In 2013, the Port of Vancouver signed a controversial lease agreement with Tesoro and Savage companies to build North America’s largest oil-by-rail terminal. Now, after almost three years and over a dozen catastrophic oil train accidents, the Port of Vancouver must make a new decision about the lease for Tesoro’s proposed oil-by-rail terminal.

The Tesoro Savage project, calling itself “Vancouver Energy,” would be capable of shipping 15 million gallons and four or more trains loaded with volatile crude oil through downtown Vancouver, downtown Spokane, and Columbia River Gorge communities daily. According to a March 5, 2016, story about the lease in The Columbian, “...the Port now has the option to get out of it without penalty.” Because Tesoro has not received permits necessary to proceed with its project, the Port is able to unilaterally terminate the lease. Critically, the Port Commission must act by August 1, 2016, or it will waive its ability to terminate the lease.

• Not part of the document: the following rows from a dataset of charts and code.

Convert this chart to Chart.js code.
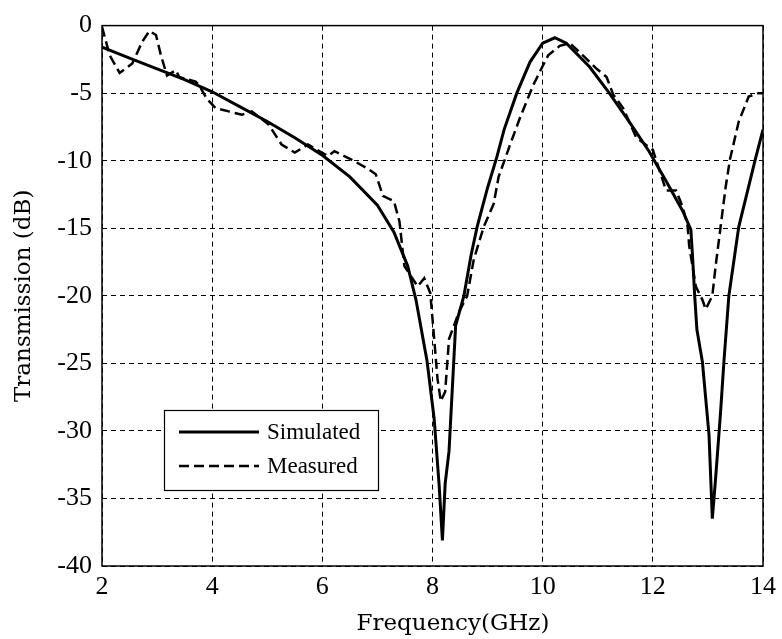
<!DOCTYPE html>
<html>
<head>
<meta charset="utf-8">
<script src="https://cdn.jsdelivr.net/npm/chart.js@4.4.1/dist/chart.umd.min.js"></script>
<style>
  html, body { margin: 0; padding: 0; background: #fff; }
  #wrap { width: 782px; height: 639px; }
</style>
</head>
<body>
<div id="wrap"><canvas id="tx"></canvas></div>
<script>
// frequency (GHz) / transmission (dB)
const simFreq = [2.0, 2.5, 3.0, 3.5, 4.0, 4.5, 5.0, 5.5, 6.0, 6.5, 7.0, 7.3, 7.55, 7.7, 7.9, 8.03, 8.12, 8.18,
  8.23, 8.3, 8.42, 8.57, 8.7, 8.81, 9.0, 9.17, 9.3, 9.53, 9.77, 10.0, 10.22, 10.43, 10.85, 11.21, 11.57, 11.93,
  12.24, 12.54, 12.69, 12.72, 12.76, 12.8, 12.9, 13.02, 13.08, 13.14, 13.23, 13.29, 13.38, 13.56, 13.86, 14.0];
const simDb = [-1.6, -2.4, -3.2, -4.0, -4.9, -6.0, -7.1, -8.3, -9.6, -11.2, -13.3, -15.3, -17.8, -20.3, -24.8, -29.1, -34, -38.1,
  -33.9, -31.5, -22.2, -20.0, -17, -14.9, -12, -9.7, -7.7, -5.0, -2.7, -1.3, -0.9, -1.3, -3.05, -5.0, -7.1, -9.3,
  -11.5, -13.7, -15.1, -17, -20, -22.5, -24.9, -30.3, -36.5, -33.5, -28.6, -24.9, -20.0, -14.9, -9.9, -7.7];

const measFreq = [2.0, 2.14, 2.32, 2.55, 2.73, 2.86, 2.98, 3.07, 3.18, 3.34, 3.4, 3.7, 3.76, 3.9, 4.06, 4.3, 4.54, 4.72,
  5.02, 5.26, 5.5, 5.74, 6.1, 6.22, 6.52, 6.83, 6.97, 7.1, 7.3, 7.4, 7.49, 7.73, 7.85, 7.96, 8.0, 8.09, 8.15, 8.23,
  8.3, 8.48, 8.63, 8.75, 8.93, 9.11, 9.2, 9.41, 9.59, 9.83, 9.95, 10.1, 10.31, 10.49, 10.73, 10.98, 11.16, 11.28,
  11.46, 11.7, 12.0, 12.24, 12.42, 12.54, 12.63, 12.66, 12.78, 12.9, 12.96, 13.08, 13.14, 13.23, 13.32, 13.4,
  13.56, 13.74, 13.92, 14.0];
const measDb = [-0.1, -2.2, -3.5, -2.8, -1.2, -0.4, -0.7, -2.2, -3.7, -3.3, -3.8, -4.15, -4.4, -5.4, -6.1, -6.35, -6.6, -6.35,
  -7.3, -8.8, -9.4, -8.8, -9.65, -9.3, -9.9, -10.6, -11.0, -12.6, -13.0, -14.5, -17.8, -19.3, -18.7, -19.8, -21.7, -26.1, -27.8, -27.1,
  -23.2, -21.2, -20.0, -17.3, -14.9, -13.2, -11.2, -8.8, -6.8, -4.4, -3.4, -2.2, -1.5, -1.3, -2.2, -3.2, -3.8, -5.1,
  -6.1, -8.3, -9.2, -12.2, -12.2, -13.4, -14.8, -16.3, -19.3, -20.3, -21.0, -20.0, -17.8, -14.9, -12.0, -9.9,
  -7.1, -5.25, -5.0, -5.0];

const xTicks = [2, 4, 6, 8, 10, 12, 14];
const yTicks = [0, -5, -10, -15, -20, -25, -30, -35, -40];
const seriesNames = ['Simulated', 'Measured'];
const xTitle = 'Frequency(GHz)';

function pts(xs, ys) {
  return xs.map((x, i) => ({ x: x, y: ys[i] }));
}

const titleFamily = '"DejaVu Serif", serif';

// box around the axes, x title and legend in the lower left
const framePlugin = {
  id: 'frame',
  afterDatasetsDraw(chart) {
    const { ctx, chartArea: a } = chart;
    ctx.save();
    ctx.strokeStyle = '#000';
    ctx.lineWidth = 1.5;
    ctx.setLineDash([]);
    ctx.strokeRect(a.left, a.top, a.right - a.left, a.bottom - a.top);

    // x axis title (sits a bit right of centre in the original)
    ctx.fillStyle = '#000';
    ctx.font = '23px ' + titleFamily;
    ctx.textAlign = 'center';
    ctx.textBaseline = 'middle';
    ctx.fillText(xTitle, 453, 624);

    // legend box
    const bx = 164, by = 410, bw = 214, bh = 80;
    ctx.fillStyle = '#fff';
    ctx.fillRect(bx, by, bw, bh);
    ctx.lineWidth = 1.2;
    ctx.strokeRect(bx + 0.5, by + 0.5, bw, bh);

    const rows = [432, 466];
    chart.data.datasets.forEach((ds, i) => {
      ctx.beginPath();
      ctx.lineWidth = ds.borderWidth;
      ctx.setLineDash(ds.borderDash || []);
      ctx.moveTo(179, rows[i]);
      ctx.lineTo(259, rows[i]);
      ctx.stroke();
      ctx.setLineDash([]);
      ctx.fillStyle = '#000';
      ctx.font = '23px "Liberation Serif", serif';
      ctx.textBaseline = 'middle';
      ctx.textAlign = 'left';
      ctx.fillText(ds.label, 267, rows[i] + 1);
    });
    ctx.restore();
  }
};

const tickFont = { family: '"Liberation Serif", serif', size: 26 };

new Chart(document.getElementById('tx'), {
  type: 'line',
  data: {
    datasets: [{
      label: seriesNames[0],
      data: pts(simFreq, simDb),
      borderColor: '#000',
      borderWidth: 3,
      pointRadius: 0,
      tension: 0
    }, {
      label: seriesNames[1],
      data: pts(measFreq, measDb),
      borderColor: '#000',
      borderWidth: 2.5,
      borderDash: [10, 5],
      pointRadius: 0,
      tension: 0
    }]
  },
  options: {
    responsive: true,
    maintainAspectRatio: false,
    animation: false,
    layout: { padding: { top: 20, right: 14, left: 0, bottom: 0 } },
    plugins: {
      legend: { display: false },
      tooltip: { enabled: false }
    },
    scales: {
      x: {
        type: 'linear',
        min: 2, max: 14,
        afterFit: s => { s.height = 73; },
        afterBuildTicks: s => { s.ticks = xTicks.map(v => ({ value: v })); },
        ticks: { color: '#000', font: tickFont, padding: 6, maxRotation: 0, callback: v => String(v) },
        grid: { color: '#000', lineWidth: 1, drawTicks: false, borderDash: [5, 4] },
        border: { display: false, dash: [5, 4] }
      },
      y: {
        min: -40, max: 0,
        afterFit: s => { s.width = 102; },
        afterBuildTicks: s => { s.ticks = yTicks.map(v => ({ value: v })); },
        ticks: { color: '#000', font: tickFont, padding: 10, callback: v => String(v) },
        grid: { color: '#000', lineWidth: 1, drawTicks: false, borderDash: [5, 4] },
        border: { display: false, dash: [5, 4] },
        title: { display: true, text: 'Transmission (dB)', color: '#000', font: { family: titleFamily, size: 23 }, padding: { top: 10, bottom: 0 } }
      }
    }
  },
  plugins: [framePlugin]
});
</script>
</body>
</html>
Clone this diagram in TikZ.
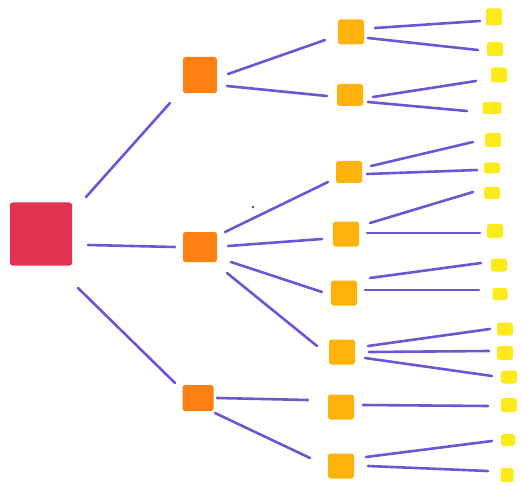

Calling on three years of experience in watching disastrous oil train derailments and generating hundreds of thousands of comments in opposition to Tesoro Savage, Vancouver business owners, health professionals, neighborhood leaders and climate activists have publicly urged the Port of Vancouver’s Commission to terminate its lease with the Port of Vancouver by August 1, 2016.  And The Columbian editorialized with a hard-hitting call for the Port to terminate the lease for the Tesoro Savage proposal, writing, “the proposed oil terminal is anathema to an appropriate vision for a thriving city.”

We are encouraging the Port Commission to take this opportunity to end the Tesoro Savage project. They will receive wide support from firefighters, elected officials, tribal nations, fishermen, teachers, health professionals, the City of Vancouver, the City of Portland, the Spokane City Council, and dozens of communities and groups in the Columbia River Gorge.

The facts are clear, the Port of Vancouver’s Commission can show strong, visionary leadership by steering the Port away from oil-by-rail and towards cleaner projects that the community will support.